The garments worn by the children are nearly the same Mao suits worn by their predecessors, although in some cases Tang creates new uniforms for them: white shirts with the historical red handkerchief around the neck, shorts and improbable white socks in sumptuous, well polished leather shoes. At times Tang now takes direct inspiration from the photographic repertoire of the former party leaders: the two children in arm chairs, with a spittoon on the floor and the cups on the small table, are the re-interpretation of an icon far too familiar to every Chinese.
The toys scattered on the floor seem to have a double meaning: on the one hand, they stress the displacement and distortion created by the painter, while on the other they suggest that adults are actually behaving as if they were playing, even when they are dealing with very serious matters.
In these suspended environments, with no spatial connotations, carpets and curtains, tables and chairs are symbolically so transparent that they are significant for their very formal look. Proportions are freely distorted; faces are repeated so as to suggest that individuality has been lost.
Moreover, Tang changes the painting technique according to the subject and to the picture's needs. Sometimes the brushstrokes are quick and very visible, resembling those of his early portraits in a so-called realist style (1979-80), although the colours are different; elsewhere he prefers a very smooth treatment, rather similar to the contemporary 'Sichuanese' trend.
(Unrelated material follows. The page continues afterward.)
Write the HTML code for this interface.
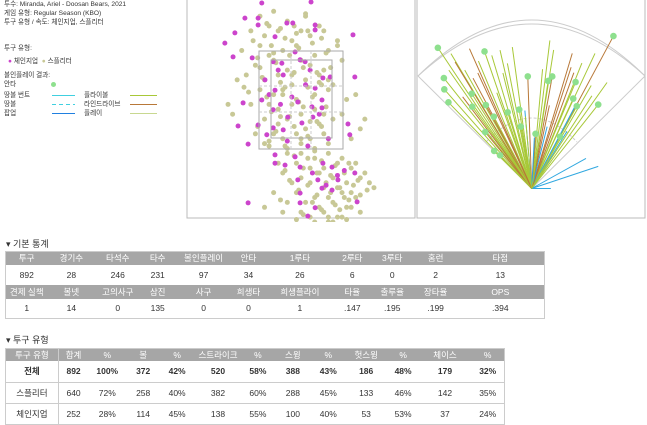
<!DOCTYPE html>
<html><head><meta charset="utf-8">
<style>
body{margin:0;width:647px;height:424px;background:#fff;font-family:"Liberation Sans","Noto Sans CJK KR",sans-serif;color:#333;position:relative;overflow:hidden}
.abs{position:absolute}
.info{font-size:6.6px;left:4px;line-height:9px;white-space:nowrap}
table{border-collapse:collapse;position:absolute;font-size:8.5px;text-align:center}
td{padding:0;border:none}
tr.h td{background:#a6a6a6;color:#fff}
.sec{font-size:9px;left:6px}
</style></head><body>
<div class="abs info" style="top:0">투수: Miranda, Ariel - Doosan Bears, 2021<br>게임 유형: Regular Season (KBO)<br>투구 유형 / 속도: 체인지업, 스플리터</div>
<div class="abs info" style="top:44px">투구 유형:</div>
<div class="abs info" style="top:57px;left:8px"><span style="color:#cc44cc">●</span> 체인지업 &nbsp;<span style="color:#c8c896">●</span> 스플리터</div>
<div class="abs info" style="top:71px">볼인플레이 결과:</div>
<div class="abs info" style="top:80px">안타</div>
<div class="abs" style="left:51px;top:82px;width:5px;height:5px;border-radius:50%;background:#8ee08e"></div>
<div class="abs info" style="top:91px">땅볼 번트</div>
<div class="abs info" style="top:100px">땅볼</div>
<div class="abs info" style="top:109px">팝업</div>
<div class="abs info" style="top:91px;left:84px">플라이볼</div>
<div class="abs info" style="top:100px;left:84px">라인드라이브</div>
<div class="abs info" style="top:109px;left:84px">플레이</div>
<svg class="abs" style="left:0;top:0" width="190" height="130">
<line x1="52" y1="95.5" x2="75" y2="95.5" stroke="#40d0e0"/>
<line x1="52" y1="104.5" x2="75" y2="104.5" stroke="#40d0e0" stroke-dasharray="4,3"/>
<line x1="52" y1="113.5" x2="75" y2="113.5" stroke="#2080e0"/>
<line x1="130" y1="95.5" x2="157" y2="95.5" stroke="#a8c838"/>
<line x1="130" y1="104.5" x2="157" y2="104.5" stroke="#b87838"/>
<line x1="130" y1="113.5" x2="157" y2="113.5" stroke="#c8d890"/>
</svg>

<svg class="abs" style="left:0;top:0" width="647" height="222" id="charts">
<rect x="187" y="-2" width="228" height="220" fill="none" stroke="#bbb"/>
<rect x="417" y="-2" width="228" height="220" fill="none" stroke="#bbb"/>
<g id="pts"></g><g id="zone"></g><g id="spray"></g>
</svg>
<script>
// pitch locations (ft): horizontal x, height z
const splX=[-0.9,-0.6,-0.3,0.1,0.4,-1.1,-0.8,-0.5,-0.2,0.2,0.5,0.8,-1.3,-0.9,-0.7,-0.4,-0.1,0.3,0.6,-1.0,-0.6,-0.3,0.0,0.2,0.5,0.9,-1.2,-0.8,-0.5,-0.2,0.1,0.4,0.7,-0.9,-0.6,-0.4,-0.1,0.3,0.6,1.0,-1.1,-0.7,-0.5,-0.2,0.0,0.3,0.5,-0.8,-0.5,-0.3,0.1,0.4,0.7,-1.0,-0.6,-0.4,-0.1,0.2,0.5,-0.8,-0.3,0.0,0.3,0.6,-1.4,1.2,-1.5,1.3,-0.7,0.8,-0.2,-0.4,0.6,0.9,1.1,0.0,-1.6,1.4,
-0.3,0.0,0.3,0.6,0.9,1.2,-0.5,-0.1,0.2,0.5,0.8,1.1,1.4,-0.4,0.0,0.4,0.7,1.0,1.3,-0.2,0.2,0.5,0.8,1.1,1.5,-0.6,-0.1,0.3,0.6,0.9,1.2,-0.3,0.1,0.4,0.7,1.0,1.3,-0.4,0.0,0.5,0.8,1.1,0.2,0.6,0.9,-0.1,0.3,0.7,1.6,-0.8,1.0,
-0.75,-0.45,-0.15,0.15,0.45,-1.05,-0.65,-0.35,-0.05,0.25,0.55,-0.95,-0.55,-0.25,0.05,0.35,0.65,-0.85,-0.45,-0.15,0.15,0.45,-1.15,-0.75,-0.35,-0.05,0.25,0.55,-0.65,-0.25,0.05,0.35,-0.95,-0.55,-0.15,0.15,0.45,-0.7,-0.35,0.0,0.3,-1.25,-0.6,-0.1,0.2,-0.9,-0.45,0.1,0.4,-0.7,
-0.15,0.15,0.45,0.75,1.05,-0.35,0.05,0.35,0.65,0.95,1.25,-0.25,0.15,0.55,0.85,1.15,-0.05,0.35,0.65,0.95,1.3,-0.45,0.25,0.75,1.05,0.45,0.85,0.05,1.45,0.6];
const splZ=[4.2,4.3,4.1,4.2,4.0,3.9,3.8,3.9,3.7,3.8,3.9,3.6,3.5,3.6,3.4,3.5,3.6,3.4,3.5,3.2,3.3,3.1,3.3,3.2,3.1,3.3,3.0,2.9,3.0,2.8,2.9,3.0,2.8,2.7,2.6,2.7,2.5,2.6,2.7,2.5,2.4,2.4,2.3,2.4,2.2,2.3,2.2,2.1,2.0,2.1,1.9,2.0,2.1,1.8,1.8,1.7,1.8,1.7,1.8,1.6,1.5,1.6,1.5,1.6,2.9,2.6,2.2,1.9,4.0,3.7,3.0,2.6,2.9,2.2,1.7,3.9,2.4,2.1,
1.4,1.4,1.3,1.4,1.3,1.2,1.2,1.2,1.1,1.1,1.2,1.1,1.0,1.0,0.9,1.0,0.9,0.8,0.9,0.8,0.8,0.7,0.7,0.6,0.8,0.6,0.6,0.5,0.5,0.6,0.5,0.4,0.4,0.3,0.4,0.3,0.2,0.2,0.2,0.2,0.1,0.3,0.1,0.0,0.1,0.05,0.0,0.0,0.7,0.3,0.05,
4.05,3.95,4.0,3.9,3.75,3.7,3.6,3.75,3.55,3.65,3.45,3.35,3.25,3.4,3.15,3.05,3.15,2.95,2.85,3.05,2.75,2.8,2.65,2.55,2.75,2.45,2.55,2.35,2.25,2.15,2.35,2.05,1.95,1.85,1.95,1.75,1.95,1.65,1.55,1.7,1.45,2.75,3.45,3.85,2.05,3.15,2.15,4.25,2.85,1.55,
1.35,1.3,1.25,1.15,1.2,1.05,1.1,1.0,0.95,1.0,0.85,0.85,0.75,0.8,0.7,0.75,0.65,0.55,0.6,0.5,0.55,0.45,0.4,0.35,0.45,0.25,0.25,0.15,0.65,0.1];
const chgX=[-0.86,0.22,-1.23,-0.94,-0.94,-1.45,-1.67,-1.49,-1.07,0.31,0.31,1.14,-0.31,-0.18,-0.57,-0.13,-0.61,-0.42,-0.02,0.09,-0.39,-0.79,0.48,0.64,1.18,-0.57,0.31,-0.86,-1.27,0.46,-0.07,-0.61,0.24,0.46,-0.29,0.02,-0.94,-1.38,-0.61,-0.39,0.26,1.03,1.07,-0.75,-1.16,-0.57,-0.13,-0.57,-0.35,-0.02,0.48,0.68,1.18,-0.07,0.37,0.81,0.46,0.68,-0.02,1.23,-1.16,0.31,-0.02,0.15,-0.5,0.1,-0.2,0.4,-0.45,0.2,-0.7,0.6,0.15,-0.3,0.8,0.95,0.55,0.25];
const chgZ=[4.47,4.49,4.16,4.16,4.02,3.86,3.65,3.37,3.35,4.02,3.92,3.82,4.06,4.06,3.78,3.47,3.27,3.24,3.31,3.27,3.0,2.9,2.94,2.96,2.96,2.69,2.73,2.49,2.43,2.49,2.45,2.29,2.35,2.33,2.14,2.02,1.98,1.96,1.92,1.88,2.14,2.0,1.78,1.78,1.59,1.37,1.33,1.2,1.16,1.12,1.2,1.12,1.0,0.86,0.86,0.86,0.69,0.65,0.59,0.41,0.39,0.29,0.39,0.12,3.1,2.8,2.55,2.2,2.4,3.1,2.6,1.7,1.55,1.65,0.95,1.05,0.75,1.0];
// batted balls: angle (deg, 0 = center), distance (ft), type, hit
const bbAng=[-33.7,-30.9,-38.5,-41.4,-44,-19,-22.7,-12.9,-7.8,-2,7,5.2,8.7,10.4,16.7,21.8,25.1,28.2,22.4,24.8,28.7,35.4,38.4,-29.5,-31.2,-28,-16.7,-32.3,-36,-28.8,-27.8,-17.5,-9,-39.5,-45,-43.6,-10,4,28.7,-5,61,71.6,90,31.7,27.8,-25,-14,-5,12,18,33,-37,-20,3,14,-35,-24,-11,9,20,30];
const bbDist=[398,370,332,311,282,341,325,334,336,264,351,282,256,268,332,318,351,407,271,233,221,306,252,320,348,294,327,264,238,224,191,188,188,172,125,108,148,129,139,184,146,165,45,158,216,300,280,170,200,300,260,270,240,120,150,340,360,300,330,290,280];
const bbType=['f','f','f','f','f','f','f','f','f','l','f','f','f','l','l','f','f','l','f','f','f','f','f','f','l','l','f','f','f','l','f','f','f','l','f','f','f','l','f','g','g','g','g','g','g','l','f','f','l','l','f','l','f','g','g','f','l','f','f','l','f'];
const bbHit=[1,0,1,1,1,1,0,0,0,1,0,0,1,1,0,0,0,1,1,1,1,0,1,0,0,0,0,1,1,1,1,1,1,1,1,1,1,1,1,0,0,0,0,0,0,0,0,0,0,0,0,0,0,0,0,0,0,0,0,0,0];
</script>
<script>
const NS='http://www.w3.org/2000/svg';
function mk(t,a,p){const e=document.createElementNS(NS,t);for(const k in a)e.setAttribute(k,a[k]);p.appendChild(e);return e;}
const px=v=>301+v*45.6, pz=v=>222-v*49;
const zone=document.getElementById('zone');
let r=mk('rect',{x:259,y:51,width:84,height:98,fill:'none',stroke:'#aaa','stroke-width':1},zone);


r=mk('rect',{x:271,y:60,width:61,height:78,fill:'none',stroke:'#aaa','stroke-width':1},zone);


[[291,51,291,149],[311,51,311,149],[259,86,343,86],[259,112,343,112]].forEach(l=>{const e=mk('line',{x1:l[0],y1:l[1],x2:l[2],y2:l[3],stroke:'#ccc','stroke-dasharray':'3,2'},zone);

});
const pts=document.getElementById('pts');
splX.forEach((x,i)=>{const c=mk('circle',{cx:px(x),cy:pz(splZ[i]),r:2.5,fill:'#c8c896'},pts);

});
chgX.forEach((x,i)=>{const c=mk('circle',{cx:px(x),cy:pz(chgZ[i]),r:2.5,fill:'#cc44cc'},pts);

});
// spray
const sp=document.getElementById('spray');
const hx=531.7,hy=188.5,sc=0.425;
[['M418,76 Q531.7,-36 645,76'],['M418,76 Q531.7,-28 645,76'],['M'+hx+','+hy+' L418,76'],['M'+hx+','+hy+' L645,76'],['M486,142 Q531.7,94 577,142']].forEach((d,i)=>{const e=mk('path',{d:d[0],fill:'none',stroke:'#ccc','stroke-dasharray':i==4?'3,2':'none'},sp);

});
const col={f:'#a8c838',l:'#b87838',g:'#30a8e0',p:'#c8d890'};
const dots=[];
bbAng.forEach((a,i)=>{const rad=a*Math.PI/180,d=bbDist[i]*sc;const x=hx+d*Math.sin(rad),y=hy-d*Math.cos(rad);
const l=mk('line',{x1:hx,y1:hy,x2:x,y2:y,stroke:col[bbType[i]],'stroke-width':1},sp);


if(bbHit[i])dots.push([x,y]);});
dots.forEach(p=>{const c=mk('circle',{cx:p[0],cy:p[1],r:3.3,fill:'#8ee08e'},sp);

});
</script>

<div class="abs sec" style="top:237px">▾ 기본 통계</div>
<table style="left:5px;top:251px;width:540px;border:1px solid #ccc">
<colgroup><col style="width:42px"><col style="width:48px"><col style="width:45px"><col style="width:35px"><col style="width:57px"><col style="width:33px"><col style="width:70px"><col style="width:35px"><col style="width:45px"><col style="width:42px"><col style="width:88px"></colgroup>
<tr class="h" style="height:13px"><td>투구</td><td>경기수</td><td>타석수</td><td>타수</td><td>볼인플레이</td><td>안타</td><td>1루타</td><td>2루타</td><td>3루타</td><td>홈런</td><td>타점</td></tr>
<tr style="height:20px"><td>892</td><td>28</td><td>246</td><td>231</td><td>97</td><td>34</td><td>26</td><td>6</td><td>0</td><td>2</td><td>13</td></tr>
<tr class="h" style="height:14px"><td>견제 실책</td><td>볼넷</td><td>고의사구</td><td>삼진</td><td>사구</td><td>희생타</td><td>희생플라이</td><td>타율</td><td>출루율</td><td>장타율</td><td>OPS</td></tr>
<tr style="height:20px"><td>1</td><td>14</td><td>0</td><td>135</td><td>0</td><td>0</td><td>1</td><td>.147</td><td>.195</td><td>.199</td><td>.394</td></tr>
</table>

<div class="abs sec" style="top:333px">▾ 투구 유형</div>
<table style="left:5px;top:348px;width:500px;border:1px solid #ccc">
<colgroup><col style="width:53px"><col style="width:30px"><col style="width:38px"><col style="width:34px"><col style="width:34px"><col style="width:48px"><col style="width:32px"><col style="width:38px"><col style="width:33px"><col style="width:43px"><col style="width:31px"><col style="width:53px"><col style="width:33px"></colgroup>
<tr class="h" style="height:11px"><td style="border-right:1px solid #ccc">투구 유형</td><td>합계</td><td>%</td><td>볼</td><td>%</td><td>스트라이크</td><td>%</td><td>스윙</td><td>%</td><td>헛스윙</td><td>%</td><td>체이스</td><td>%</td></tr>
<tr style="height:21px;font-weight:bold;border-bottom:1px solid #ccc"><td style="border-right:1px solid #ccc">전체</td><td>892</td><td>100%</td><td>372</td><td>42%</td><td>520</td><td>58%</td><td>388</td><td>43%</td><td>186</td><td>48%</td><td>179</td><td>32%</td></tr>
<tr style="height:21px;border-bottom:1px solid #ccc"><td style="border-right:1px solid #ccc">스플리터</td><td>640</td><td>72%</td><td>258</td><td>40%</td><td>382</td><td>60%</td><td>288</td><td>45%</td><td>133</td><td>46%</td><td>142</td><td>35%</td></tr>
<tr style="height:21px"><td style="border-right:1px solid #ccc">체인지업</td><td>252</td><td>28%</td><td>114</td><td>45%</td><td>138</td><td>55%</td><td>100</td><td>40%</td><td>53</td><td>53%</td><td>37</td><td>24%</td></tr>
</table>
</body></html>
Beginning in 2003, Tang added a new pictorial device: he drips paint and drags the brush on the surface, leaving casual traces here and there. This might be a way to enrich the visual effect (Tang intentionally limits the range of objects and colours in each picture) and also a hint at self-mockery: the painter, although an adult, is nothing but a grown-up kid, and his infantile impulses are showing up in his most serious/playful activity: painting indeed.